Donovan, a champion of African arts

Alan Donovan, author "An America in Africa". PHOTO | KARI MUTU | NMG

What you need to know:

  • His passing leaves pending many cultural projects and plans he had devised since his revival from a six-month stay in the intensive care unit in a coma in 2018.
  • He built African Heritage into a brand that was selling African designs both locally and to the biggest department stores in the US.
  • Donovan’s departure from the local cultural scene leaves a gap that will not easily be filled.

Alan Donovan, 83, who died peacefully Sunday morning, December 5 at his Mlolongo home, was a champion of African arts and culture for more than half a century.

His passing leaves pending many cultural projects and plans he had devised since his revival from a six-month stay in the intensive care unit in a coma in 2018. It also leaves his African Heritage House with its treasure trove of Pan African art, textiles, and artifacts in limbo without the cultural caregiver who invigorated the Kenyan art scene since 1970 with the establishment of the African Heritage Pan African Gallery.
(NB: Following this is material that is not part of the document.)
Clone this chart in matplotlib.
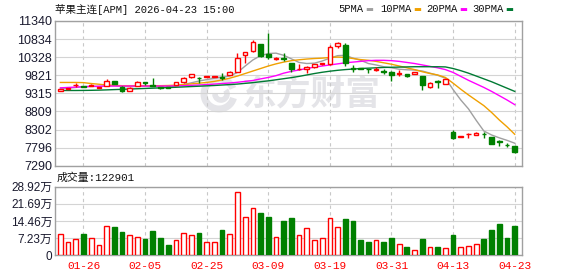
import numpy as np
import matplotlib
matplotlib.use("Agg")
import matplotlib.pyplot as plt
from matplotlib.patches import Arc

# ---- data ----
dates = ["01-21", "01-22", "01-23", "01-26", "01-27", "01-28", "01-29", "01-30",
         "02-02", "02-03", "02-04", "02-05", "02-06", "02-09", "02-10", "02-11",
         "02-12", "02-13", "02-24", "02-25", "02-26", "02-27", "03-02", "03-03",
         "03-04", "03-05", "03-06", "03-09", "03-10", "03-11", "03-12", "03-13",
         "03-16", "03-17", "03-18", "03-19", "03-20", "03-23", "03-24", "03-25",
         "03-26", "03-27", "03-30", "03-31", "04-01", "04-02", "04-03", "04-07",
         "04-08", "04-09", "04-10", "04-13", "04-14", "04-15", "04-16", "04-17",
         "04-20", "04-21", "04-22", "04-23"]
tick_dates = ["01-26", "02-05", "02-25", "03-09", "03-19", "03-31", "04-13", "04-23"]

opens = [9380, 9440, 9540, 9520, 9530, 9478, 9530, 9665, 9500, 9390,
         9530, 9630, 9540, 9475, 9475, 9547, 9622, 9762, 9745, 9780,
         9785, 9765, 9827, 9920, 10377, 10507, 10685, 10405, 10265, 10312,
         10153, 9990, 9985, 10060, 10140, 10125, 10638, 10666, 10020, 10010,
         10000, 9970, 9925, 9920, 9855, 9855, 9855, 9799, 9500, 9640,
         9575, 8220, 8084, 8170, 8158, 8180, 8085, 7990, 7880, 7841]
highs = [9440, 9465, 9594, 9530, 9575, 9495, 9706, 9670, 9510, 9485,
         9660, 9641, 9734, 9480, 9485, 9640, 9760, 9870, 9765, 9810,
         9805, 9874, 9930, 10433, 10470, 10806, 10700, 11011, 10320, 10433,
         10160, 10125, 10070, 10130, 10175, 10666, 10740, 10713, 10107, 10030,
         10010, 10060, 9985, 9930, 9967, 9870, 9905, 9810, 9640, 9687,
         9715, 8289, 8125, 8213, 8225, 8240, 8095, 8020, 7920, 7850]
lows = [9375, 9435, 9500, 9480, 9515, 9470, 9520, 9570, 9360, 9380,
        9525, 9550, 9520, 9430, 9460, 9540, 9615, 9755, 9594, 9775,
        9780, 9690, 9820, 9910, 10172, 10480, 10330, 10265, 10255, 10228,
        9902, 9960, 9873, 10015, 10110, 10120, 10573, 10088, 9901, 9990,
        9873, 9939, 9855, 9668, 9799, 9762, 9850, 9407, 9454, 9454,
        9570, 8028, 8080, 8074, 8150, 8055, 7890, 7840, 7820, 7655]
closes = [9436, 9458, 9550, 9500, 9548, 9490, 9660, 9578, 9390, 9473,
          9622, 9615, 9530, 9462, 9468, 9631, 9753, 9855, 9735, 9800,
          9800, 9750, 9920, 10293, 10461, 10741, 10358, 10340, 10312, 10290,
          9986, 10010, 10060, 10125, 10150, 10600, 10731, 10154, 10010, 9995,
          9990, 9985, 9920, 9827, 9880, 9800, 9900, 9547, 9613, 9630,
          9706, 8070, 8115, 8190, 8213, 8170, 7897, 7960, 7860, 7682]
# volume in units of 10k (万)
volumes = [9.0, 5.4, 6.9, 9.0, 7.4, 4.4, 12.4, 12.1, 10.0, 8.6,
           7.8, 6.7, 10.4, 7.5, 4.2, 6.5, 9.6, 8.6, 9.6, 5.8,
           5.4, 10.8, 9.0, 26.5, 16.1, 19.9, 17.9, 16.3, 7.8, 14.6,
           15.8, 8.6, 11.5, 6.25, 7.4, 15.7, 11.9, 15.4, 14.6, 6.25,
           5.8, 6.25, 5.8, 7.1, 4.9, 3.3, 2.4, 6.7, 3.6, 3.3,
           2.9, 8.75, 3.3, 4.0, 4.9, 6.7, 10.8, 13.3, 7.1, 12.2901]

ma5 = [9450, 9460, 9480, 9500, 9510, 9505, 9520, 9530, 9510, 9500,
       9510, 9510, 9500, 9510, 9500, 9520, 9560, 9610, 9660, 9700,
       9740, 9770, 9800, 9900, 10080, 10250, 10370, 10430, 10440, 10380,
       10280, 10180, 10150, 10160, 10220, 10300, 10370, 10380, 10300, 10240,
       10150, 10110, 10060, 10030, 9990, 9975, 9967, 9940, 9880, 9820,
       9740, 9420, 9130, 8880, 8560, 8260, 8150, 8070, 8000, 7920]
ma10 = [9620, 9620, 9620, 9615, 9590, 9570, 9550, 9540, 9530, 9530,
        9530, 9530, 9530, 9530, 9535, 9545, 9560, 9580, 9600, 9620,
        9650, 9690, 9740, 9800, 9870, 9940, 10010, 10080, 10140, 10190,
        10230, 10255, 10275, 10290, 10300, 10320, 10330, 10320, 10290, 10260,
        10240, 10210, 10170, 10130, 10080, 10030, 9980, 9920, 9870, 9830,
        9760, 9600, 9430, 9270, 9120, 8970, 8780, 8570, 8380, 8170]
ma20 = [9470, 9480, 9490, 9500, 9510, 9515, 9520, 9520, 9520, 9520,
        9520, 9520, 9520, 9520, 9520, 9525, 9530, 9540, 9550, 9560,
        9575, 9590, 9605, 9625, 9650, 9675, 9720, 9760, 9810, 9880,
        9930, 9970, 10010, 10050, 10080, 10110, 10140, 10170, 10190, 10210,
        10230, 10240, 10240, 10230, 10210, 10180, 10150, 10110, 10070, 10030,
        9980, 9900, 9790, 9680, 9580, 9480, 9370, 9250, 9130, 9000]
ma30 = [9395, 9395, 9395, 9397, 9400, 9405, 9412, 9420, 9428, 9436,
        9444, 9452, 9460, 9468, 9476, 9485, 9495, 9505, 9515, 9525,
        9535, 9548, 9560, 9575, 9595, 9615, 9640, 9665, 9695, 9725,
        9755, 9790, 9830, 9870, 9905, 9935, 9960, 9980, 9995, 10010,
        10020, 10030, 10040, 10045, 10050, 10055, 10060, 10060, 10060, 10060,
        10055, 10010, 9950, 9880, 9800, 9720, 9640, 9550, 9460, 9370]

price_ticks = [7290, 7796, 8302, 8809, 9315, 9821, 10328, 10834, 11340]
vol_ticks = [0, 7.23, 14.46, 21.69, 28.92]
vol_tick_labels = ["0", "7.23万", "14.46万", "21.69万", "28.92万"]

title = "苹果主连[APM] 2026-04-23 15:00"
ma_names = ["5PMA", "10PMA", "20PMA", "30PMA"]
ma_colors = ["#a0a0a0", "#f0a000", "#ff00ff", "#007a33"]

RED = "#ff0000"
GREEN = "#008000"
W, H = 578, 276
MONO = ["Liberation Mono", "Noto Sans CJK SC"]
SANS = ["Liberation Sans", "Noto Sans CJK SC"]


def box(left, top, right, bottom):
    return [left / W, 1 - bottom / H, (right - left) / W, (bottom - top) / H]


def style_axes(ax, xt):
    for s in ax.spines.values():
        s.set_color("#a0a0a0")
        s.set_linewidth(1)
    ax.tick_params(length=0, pad=2)
    ax.set_xticks(xt)
    ax.grid(axis="y", color="#d4d4d4", linewidth=0.8, linestyle="-")
    ax.grid(axis="x", color="#c8c8c8", linewidth=0.8, linestyle=(0, (3, 3)))
    ax.set_axisbelow(True)


fig = plt.figure(figsize=(W / 100, H / 100), dpi=100)
ax1 = fig.add_axes(box(55, 21, 522, 165.7))
ax2 = fig.add_axes(box(55, 186.7, 522, 255.3))

x = np.arange(len(dates))
o = np.array(opens, float)
c = np.array(closes, float)
up = c >= o
colors = np.where(up, RED, GREEN)
xt = [dates.index(d) for d in tick_dates]

# price panel
style_axes(ax1, xt)
ax1.set_xlim(-0.7, len(dates) - 0.05)
ax1.set_ylim(price_ticks[0], price_ticks[-1])
ax1.set_yticks(price_ticks)
ax1.set_yticklabels([str(t) for t in price_ticks], family=SANS, fontsize=9, color="#1a1a2e")
ax1.set_xticklabels([])

# faint watermark (logo + name)
wm = "#e4e4e8"
ax1.text(242 / W, 1 - 94 / H, "东方财富", transform=fig.transFigure,
         fontsize=25, fontweight="bold", color=wm, family="Noto Sans CJK SC",
         ha="left", va="center", zorder=0.5)
ax1.add_patch(Arc((219 / W, 1 - 94 / H), 30 / W, 30 / H, theta1=40, theta2=330,
                  transform=fig.transFigure, color=wm, linewidth=5, zorder=0.5))
ax1.add_patch(Arc((221 / W, 1 - 94 / H), 12 / W, 12 / H, theta1=180, theta2=60,
                  transform=fig.transFigure, color=wm, linewidth=4, zorder=0.5))

for m, col in zip([ma5, ma10, ma20, ma30], ma_colors):
    ax1.plot(x, m, color=col, linewidth=1, zorder=2)

ax1.vlines(x, lows, highs, color=colors, linewidth=1, zorder=3)
body = np.maximum(np.abs(c - o), 18)
bottom = np.minimum(o, c)
ax1.bar(x, body, bottom=bottom, width=0.6, color=np.where(up, "white", GREEN),
        edgecolor=colors, linewidth=1, zorder=4)

# volume panel
style_axes(ax2, xt)
ax2.set_xlim(-0.7, len(dates) - 0.05)
ax2.set_ylim(0, vol_ticks[-1])
ax2.set_yticks(vol_ticks)
ax2.set_yticklabels(vol_tick_labels, family=SANS, fontsize=8.5, color="#1a1a2e")
ax2.set_xticklabels(tick_dates, family=MONO, fontsize=8, color=RED)
ax2.tick_params(axis="x", pad=4)
ax2.bar(x, volumes, width=0.62, color=np.where(up, "white", GREEN),
        edgecolor=colors, linewidth=1, zorder=3)

# header texts
fig.text(55 / W, 1 - 9.5 / H, title, family=MONO, fontsize=7.6, color="#111111",
         ha="left", va="center")
fig.text(57 / W, 1 - 177.5 / H, "成交量:%d" % round(volumes[-1] * 10000), family=MONO,
         fontsize=7.8, color="#111111", ha="left", va="center")

leg_x = [338, 380, 426, 472]
for lx, name, col in zip(leg_x, ma_names, ma_colors):
    fig.text(lx / W, 1 - 9.5 / H, name, family=MONO, fontsize=7.6, color="#111111",
             ha="left", va="center")
    fig.text((lx + 6.1 * len(name) + 3) / W, 1 - 9.5 / H, "\u25ac", color=col,
             fontsize=6, ha="left", va="center", family="DejaVu Sans")

fig.savefig("out.png", dpi=100)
This was followed by the African Heritage House.

Donovan’s commitment to the region had been a lifelong one. Growing up on a ranch in Colorado, and reading stories on Africa in the family’s ‘National Geographic’, he majored in African Art and Journalism at the University of California Los Angeles (UCLA) before taking up a US State Department job working in war-torn Nigeria in 1967.
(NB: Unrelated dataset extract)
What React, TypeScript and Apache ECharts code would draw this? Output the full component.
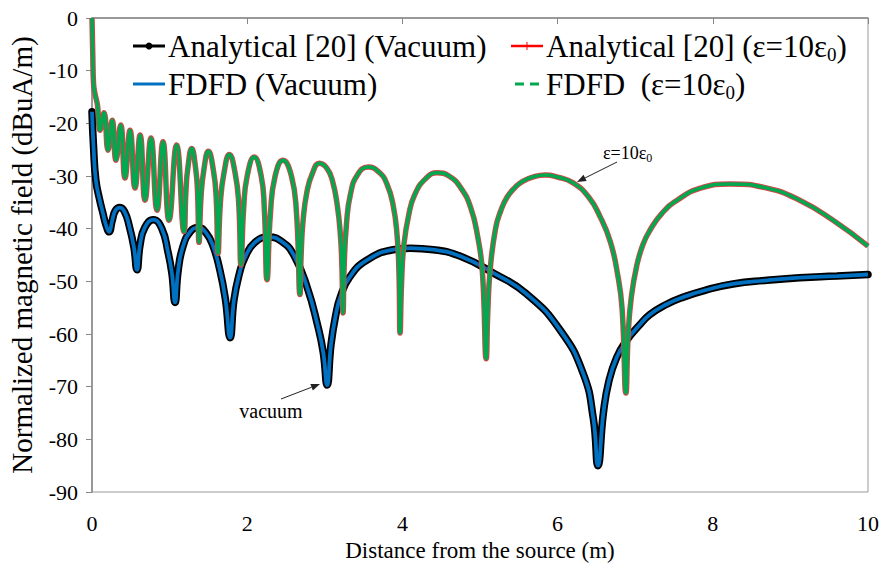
import React, { useEffect, useRef } from 'react';
import * as echarts from 'echarts';

// Vacuum case (Analytical [20] and FDFD overlap)
const vacX = [0, 0.02, 0.05, 0.1, 0.14, 0.18, 0.22, 0.26, 0.3, 0.36, 0.42, 0.48, 0.54, 0.58, 0.62, 0.68, 0.79, 0.9, 0.98, 1.03, 1.07, 1.11, 1.17, 1.27, 1.37, 1.47, 1.56, 1.65, 1.72, 1.78, 1.83, 1.9, 1.97, 2.1, 2.28, 2.45, 2.6, 2.77, 2.91, 2.98, 3.03, 3.08, 3.14, 3.2, 3.32, 3.54, 3.88, 4.1, 4.4, 4.74, 5.17, 5.6, 6.03, 6.33, 6.46, 6.52, 6.59, 6.66, 6.76, 6.89, 7.05, 7.19, 7.4, 7.62, 7.9, 8.26, 8.7, 9.12, 9.6, 10];
const vacY = [-17.8, -24.5, -30.8, -34.6, -37, -39.3, -40.6, -38.5, -36.6, -36.0, -36.8, -39.5, -43.5, -47.8, -43, -39.8, -38.3, -40, -44.5, -48.5, -54.0, -48, -43.5, -40.5, -39.8, -40.8, -43.3, -48, -53.5, -60.7, -53.5, -48.5, -45.5, -42.6, -41.6, -42.5, -45, -51, -58.5, -63.5, -69.7, -62, -56.5, -53, -49.2, -46, -44, -43.7, -44, -45.2, -48.4, -52.4, -59.2, -67.5, -76, -85, -75, -69, -64.5, -61.2, -58.4, -56.3, -54.4, -53, -51.7, -50.5, -49.8, -49.3, -49, -48.7];

// Dielectric case eps = 10 eps0 (Analytical [20] and FDFD overlap)
const dielX = [0, 0.01, 0.02, 0.04, 0.07, 0.103, 0.155, 0.206, 0.26, 0.309, 0.37, 0.425, 0.49, 0.554, 0.62, 0.683, 0.76, 0.838, 0.915, 0.992, 1.09, 1.186, 1.21, 1.235, 1.285, 1.335, 1.36, 1.379, 1.405, 1.44, 1.5, 1.565, 1.6, 1.624, 1.655, 1.7, 1.77, 1.845, 1.89, 1.92, 1.955, 2.0, 2.09, 2.18, 2.22, 2.255, 2.3, 2.36, 2.46, 2.57, 2.635, 2.68, 2.695, 2.72, 2.77, 2.84, 2.93, 3.03, 3.1, 3.16, 3.2, 3.22, 3.235, 3.25, 3.28, 3.33, 3.42, 3.56, 3.7, 3.8, 3.88, 3.93, 3.955, 3.97, 3.99, 4.02, 4.08, 4.16, 4.3, 4.45, 4.6, 4.75, 4.88, 4.97, 5.03, 5.08, 5.1, 5.13, 5.2, 5.27, 5.35, 5.45, 5.55, 5.7, 5.84, 6.0, 6.2, 6.4, 6.55, 6.68, 6.77, 6.83, 6.88, 6.91, 6.95, 7.02, 7.1, 7.19, 7.35, 7.54, 7.84, 8.22, 8.7, 9.12, 9.55, 10];
const dielY = [0, -7, -12.5, -14.5, -16.5, -21.3, -18.0, -25.1, -19.4, -27.0, -20.3, -30.4, -21.3, -32.3, -22.2, -34.6, -22.8, -36.5, -23.5, -38.4, -24.1, -40.6, -33, -28.5, -24.8, -28.5, -33, -42.6, -34, -29, -25.3, -29, -34, -44.7, -35, -29.5, -25.9, -29.5, -35, -46.9, -36, -30, -26.4, -30, -36, -49.7, -37, -30, -27.0, -30, -37, -52.5, -45, -38.5, -33, -29.5, -27.6, -28.6, -31, -35.5, -41, -47, -56.0, -47, -39, -33.5, -29.8, -28.3, -29.3, -31.5, -35.5, -41, -48, -59.8, -50, -43, -37.5, -33.5, -30.5, -29.4, -30, -32.2, -36, -41.5, -48, -64.7, -56, -48, -40, -36.5, -34, -32.2, -31, -30.1, -29.8, -30.2, -31.3, -34, -37.8, -42.5, -48.4, -55, -71.2, -60, -53, -47, -43, -40.3, -37, -34.6, -32.3, -31.5, -32.3, -34.6, -38.4, -43.3];

const xMin = 0, xMax = 10, xStep = 2;
const yMin = -90, yMax = 0, yStep = 10;

const FONT = 'Liberation Serif';

function pairs(xs: number[], ys: number[]) {
  return xs.map((x, i) => [x, ys[i]]);
}

function arrow(x1: number, y1: number, x2: number, y2: number) {
  const dx = x2 - x1, dy = y2 - y1;
  const L = Math.sqrt(dx * dx + dy * dy);
  const ux = dx / L, uy = dy / L;
  const hl = 9, hw = 3.5;
  const bx = x2 - ux * hl, by = y2 - uy * hl;
  return [
    { type: 'line', shape: { x1, y1, x2: bx, y2: by }, style: { stroke: '#222', lineWidth: 1 } },
    {
      type: 'polygon',
      shape: { points: [[x2, y2], [bx - uy * hw, by + ux * hw], [bx + uy * hw, by - ux * hw]] },
      style: { fill: '#222' },
    },
  ];
}

export default function App() {
  const ref = useRef<HTMLDivElement>(null);
  useEffect(() => {
    if (!ref.current) return;
    const chart = echarts.init(ref.current, null, { renderer: 'svg' });
    const vac = pairs(vacX, vacY);
    const diel = pairs(dielX, dielY);
    const legendFont = { fontFamily: FONT, fontSize: 31, fill: '#000' };
    const rich = {
      n: { fontFamily: FONT, fontSize: 31, lineHeight: 35, color: '#000' },
      s: { fontFamily: FONT, fontSize: 19, color: '#000', verticalAlign: 'bottom' },
    };
    const richSmall = {
      n: { fontFamily: FONT, fontSize: 18, lineHeight: 22, color: '#000' },
      s: { fontFamily: FONT, fontSize: 12, color: '#000', verticalAlign: 'bottom' },
    };
    chart.setOption({
      animation: false,
      backgroundColor: '#fff',
      textStyle: { fontFamily: FONT },
      grid: {
        left: 92, right: 14, top: 18, bottom: 71, show: true, borderColor: '#999', borderWidth: 1,
        containLabel: false, outerBoundsMode: 'none',
      },
      xAxis: {
        type: 'value', min: xMin, max: xMax, interval: xStep,
        name: 'Distance from the source (m)', nameLocation: 'middle', nameGap: 40,
        nameTextStyle: { fontFamily: FONT, fontSize: 23, color: '#000' },
        axisLine: { lineStyle: { color: '#888', width: 1.5 } },
        axisTick: { show: true, inside: false, length: 6, lineStyle: { color: '#888' } },
        axisLabel: { fontFamily: FONT, fontSize: 22, color: '#000', margin: 20 },
        splitLine: { show: false },
      },
      yAxis: {
        type: 'value', min: yMin, max: yMax, interval: yStep,
        name: 'Normalized magnetic field (dBuA/m)', nameLocation: 'middle', nameGap: 56,
        nameTextStyle: { fontFamily: FONT, fontSize: 29, color: '#000' },
        axisLine: { lineStyle: { color: '#888', width: 1.5 } },
        axisTick: { show: true, inside: false, length: 6, lineStyle: { color: '#888' } },
        axisLabel: { fontFamily: FONT, fontSize: 22, color: '#000', margin: 14 },
        splitLine: { show: false },
      },
      series: [
        {
          name: 'Analytical [20] (Vacuum)', type: 'line', data: vac, showSymbol: false, smooth: 0.5,
          lineStyle: { color: '#000', width: 7.5, cap: 'round' }, itemStyle: { color: '#000' }, z: 2,
        },
        {
          name: 'FDFD (Vacuum)', type: 'line', data: vac, showSymbol: false, smooth: 0.5,
          lineStyle: { color: '#0070c0', width: 3.8 }, itemStyle: { color: '#0070c0' }, z: 3,
        },
        {
          name: 'Analytical [20] (ε=10ε0)', type: 'line', data: diel, showSymbol: false, smooth: 0.5,
          lineStyle: { color: '#d04848', width: 5.5 }, itemStyle: { color: '#d04848' }, z: 4,
        },
        {
          name: 'FDFD (ε=10ε0)', type: 'line', data: diel, showSymbol: false, smooth: 0.5,
          lineStyle: { color: '#00a850', width: 3.5 }, itemStyle: { color: '#00a850' }, z: 5,
        },
      ],
      graphic: [
        // legend row 1
        { type: 'line', shape: { x1: 133, y1: 46, x2: 165, y2: 46 }, style: { stroke: '#000', lineWidth: 3 }, z: 10 },
        { type: 'circle', shape: { cx: 149, cy: 46, r: 3.5 }, style: { fill: '#000' }, z: 10 },
        { type: 'text', x: 168, y: 46, style: { ...legendFont, text: 'Analytical [20] (Vacuum)', align: 'left', verticalAlign: 'middle' }, z: 10 },
        { type: 'line', shape: { x1: 511, y1: 46, x2: 543, y2: 46 }, style: { stroke: '#ff0000', lineWidth: 2.5 }, z: 10 },
        { type: 'line', shape: { x1: 527, y1: 42, x2: 527, y2: 50 }, style: { stroke: '#ff0000', lineWidth: 1 }, z: 10 },
        {
          type: 'text', x: 546, y: 46, z: 10,
          style: { text: '{n|Analytical [20] (ε=10ε}{s|0}{n|)}', rich, align: 'left', verticalAlign: 'middle', fontFamily: FONT, fontSize: 31 },
        },
        // legend row 2
        { type: 'line', shape: { x1: 133, y1: 84, x2: 165, y2: 84 }, style: { stroke: '#0070c0', lineWidth: 3 }, z: 10 },
        { type: 'text', x: 168, y: 84, style: { ...legendFont, text: 'FDFD (Vacuum)', align: 'left', verticalAlign: 'middle' }, z: 10 },
        { type: 'line', shape: { x1: 515, y1: 84, x2: 543, y2: 84 }, style: { stroke: '#00a850', lineWidth: 3, lineDash: [9, 6] }, z: 10 },
        {
          type: 'text', x: 546, y: 84, z: 10,
          style: { text: '{n|FDFD  (ε=10ε}{s|0}{n|)}', rich, align: 'left', verticalAlign: 'middle', fontFamily: FONT, fontSize: 31 },
        },
        // annotations
        {
          type: 'text', x: 603, y: 153, z: 10,
          style: { text: '{n|ε=10ε}{s|0}', rich: richSmall, align: 'left', verticalAlign: 'middle', fontFamily: FONT, fontSize: 18 },
        },
        ...arrow(617, 162, 577, 182).map((e) => ({ ...e, z: 10 })),
        { type: 'text', x: 271, y: 411, z: 10, style: { text: 'vacuum', fontFamily: FONT, fontSize: 20, fill: '#000', align: 'center', verticalAlign: 'middle' } },
        ...arrow(281, 399, 320, 384).map((e) => ({ ...e, z: 10 })),
      ],
    });
    return () => chart.dispose();
  }, []);
  return <div ref={ref} style={{ position: 'fixed', left: 0, top: 0, width: 882, height: 563, background: '#fff' }} />;
}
He quit a year later [in protest of Richard Nixon’s presidential election] and made his way across the Sahara in a Volkswagen van until he reached northern Kenya.
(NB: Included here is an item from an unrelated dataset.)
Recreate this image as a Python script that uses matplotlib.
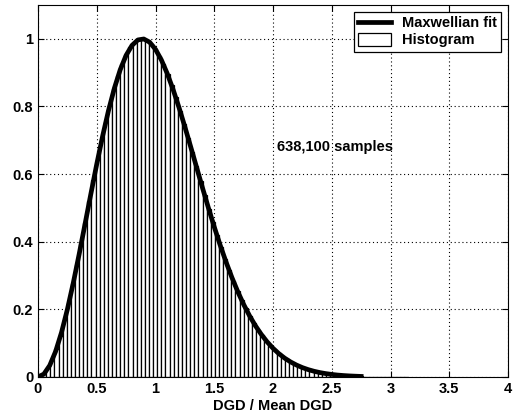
import numpy as np
import matplotlib
matplotlib.use("Agg")
import matplotlib.pyplot as plt

# histogram: bin width 0.035 starting at 0, heights normalised to peak 1
bin_width = 0.035
hist_heights = [
    0.001, 0.010, 0.026, 0.051, 0.083, 0.122, 0.168, 0.219, 0.274, 0.332,
    0.394, 0.456, 0.519, 0.582, 0.642, 0.700, 0.755, 0.805, 0.851, 0.891,
    0.925, 0.953, 0.975, 0.990, 0.998, 1.000, 0.996, 0.986, 0.970, 0.950,
    0.925, 0.895, 0.863, 0.827, 0.788, 0.749, 0.707, 0.665, 0.623, 0.580,
    0.538, 0.497, 0.458, 0.420, 0.383, 0.348, 0.315, 0.284, 0.255, 0.228,
    0.203, 0.180, 0.159, 0.140, 0.123, 0.107, 0.093, 0.081, 0.070, 0.060,
    0.052, 0.044, 0.037, 0.032, 0.027, 0.023, 0.019, 0.016, 0.013, 0.011,
    0.009, 0.0075, 0.0061, 0.0050, 0.0041, 0.0033, 0.0027, 0.0021, 0.0017, 0.0013,
    0.0010, 0.0008, 0.0006, 0.0005, 0.0004, 0.0003, 0.0002, 0.0002, 0.0001, 0.0001,
]

# Maxwellian fit sampled every 0.05
fit_x = np.round(np.arange(0, 2.76, 0.05), 2)
fit_y = [
    0.0, 0.0086, 0.0342, 0.0757, 0.1316, 0.1998, 0.2778, 0.3627, 0.4517, 0.5416,
    0.6294, 0.7123, 0.7879, 0.8539, 0.9088, 0.9513, 0.9806, 0.9967, 0.9995, 0.9900,
    0.9689, 0.9375, 0.8972, 0.8498, 0.7969, 0.7397, 0.6801, 0.6196, 0.5593, 0.5004,
    0.4438, 0.3903, 0.3404, 0.2944, 0.2525, 0.2147, 0.1812, 0.1517, 0.1261, 0.1039,
    0.0850, 0.0690, 0.0556, 0.0445, 0.0353, 0.0278, 0.0218, 0.0169, 0.0130, 0.0100,
    0.0076, 0.0057, 0.0043, 0.0032, 0.0024, 0.0017,
]

x_ticks = [0, 0.5, 1, 1.5, 2, 2.5, 3, 3.5, 4]
x_tick_labels = ["0", "0.5", "1", "1.5", "2", "2.5", "3", "3.5", "4"]
y_ticks = [0, 0.2, 0.4, 0.6, 0.8, 1]
y_tick_labels = ["0", "0.2", "0.4", "0.6", "0.8", "1"]

plt.rcParams['font.family'] = ['Liberation Sans', 'DejaVu Sans']
plt.rcParams['font.weight'] = 'bold'

fig = plt.figure(figsize=(5.16, 4.18), dpi=100)
ax = fig.add_axes([38/516, 1 - 377/418, 470/516, 372/418])

edges = np.arange(len(hist_heights)) * bin_width
ax.bar(edges, hist_heights, width=bin_width, align='edge',
       facecolor='white', edgecolor='black', linewidth=0.9,
       label='Histogram', zorder=2)
ax.plot(fit_x, fit_y, color='black', linewidth=3.4,
        label='Maxwellian fit', zorder=3)

ax.set_xlim(0, 4)
ax.set_ylim(0, 1.1)
ax.set_xticks(x_ticks)
ax.set_xticklabels(x_tick_labels)
ax.set_yticks(y_ticks)
ax.set_yticklabels(y_tick_labels)
ax.tick_params(direction='in', top=True, right=True, labelsize=10.5,
               length=4, width=0.8)
ax.grid(True, linestyle=(0, (1, 2.5)), color='black', linewidth=0.8)
ax.set_axisbelow(True)
for s in ax.spines.values():
    s.set_linewidth(0.8)

ax.set_xlabel("DGD / Mean DGD", fontsize=10.5, fontweight='bold', labelpad=2)
ax.text(2.53, 0.68, "638,100 samples", fontsize=10.5, fontweight='bold',
        ha='center', va='center')

leg = ax.legend(loc='upper right', fontsize=10.5, frameon=True, fancybox=False,
                edgecolor='black', framealpha=1, borderaxespad=0.45,
                handlelength=2.2, handleheight=1.0, labelspacing=0.15,
                borderpad=0.3)
leg.get_frame().set_linewidth(0.9)

fig.savefig("out.png", dpi=100)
After that, the rest is history, most notably found in the first of Donovan’s two autobiographies, My Journey Through African Heritage. The second one just came out, entitled An American in Africa. And his third book, Black Beauty through the Ages is coming out early next year.

Donovan loved to tell the story of how he met Joe Murumbi, Kenya's former vice-president. After collecting Turkana artifacts up north and exhibiting them at Studio 68, the only African at the opening was Murumbi. He was so enthused by Donovan’s work, he sent him back up north to gather a duplicate collection for himself.

After that, Murumbi shared his dream with Donovan of strengthening global appreciation of African culture both on and outside the region. African Heritage Pan African Gallery was born. But Murumbi also hoped to establish a Pan African Research Centre, something Donovan was still working on when he died.

The American had originally only planned to stay one year in Kenya. But then, his true calling as a designer of African fashion, jewellery, and even front-of-shop windows became an obsession. He built African Heritage into a brand that was selling African designs both locally and to the biggest department stores in the US.

Travelling to no less than 20 countries to collect indigenous culture for the Gallery, Donovan assembled many artifacts which are no longer in existence today. Some were sold, others retained in the Murumbi collections, and some at the African Heritage House.

For Donovan, being true to Murumbi’s vision inspired him to promote African Heritage music, fashion, jewellery, and models who he took on tour all over Europe and the States. At the height of his energy, he established an annual African Heritage night which was a grand affair, happening everywhere from the Hotel Intercontinental to Kenyatta Conference Centre.

And once Murumbi passed on in 1990, Donovan established a Trust in Murumbi’s name so he could assemble Joe and Sheila’s collections for display at the National Archives, Nairobi Gallery, and even in the City Park where the two are buried.

Donovan tried to build a sculpture garden containing Murumbi’s four favourite East African sculptors’ works. But vandals, unappreciative of the artworks’ value, have been trying to destroy them ever since. His requests for government security fell on deaf ears.

While African Heritage was in its heyday, particularly in the 1980s, Donovan was planning. He designed his African Heritage House while operating three local galleries, one in town, one in Libra House on Mombasa Road and one other outlet at the Carnivore Hotel. Drawing upon decorative elements from West African palaces, his African Heritage House is as he says, ‘the most photographed house in Africa.’

Yet Donovan’s legacy is much more than just one house. His design work can be found everywhere from Strathmore Law School to the National Archives. His original jewellery designs have been copied by scores of local jewelry makers.

Ultimately, Donovan’s departure from the local cultural scene leaves a gap that will not easily be filled. But if he has enhanced Kenyans’ appreciation of the African arts by his work, then I suspect he will rest easy and be at peace.

Alan Donovan will be buried on December 13 at his house, next to the Nairobi Game Park, a place he used to watch from his balcony seeing herds of wildebeests, elephants, and zebras roam the land, but today, where trains cut across the wildlife’s former stomping grounds and herds, are rarely ever seen.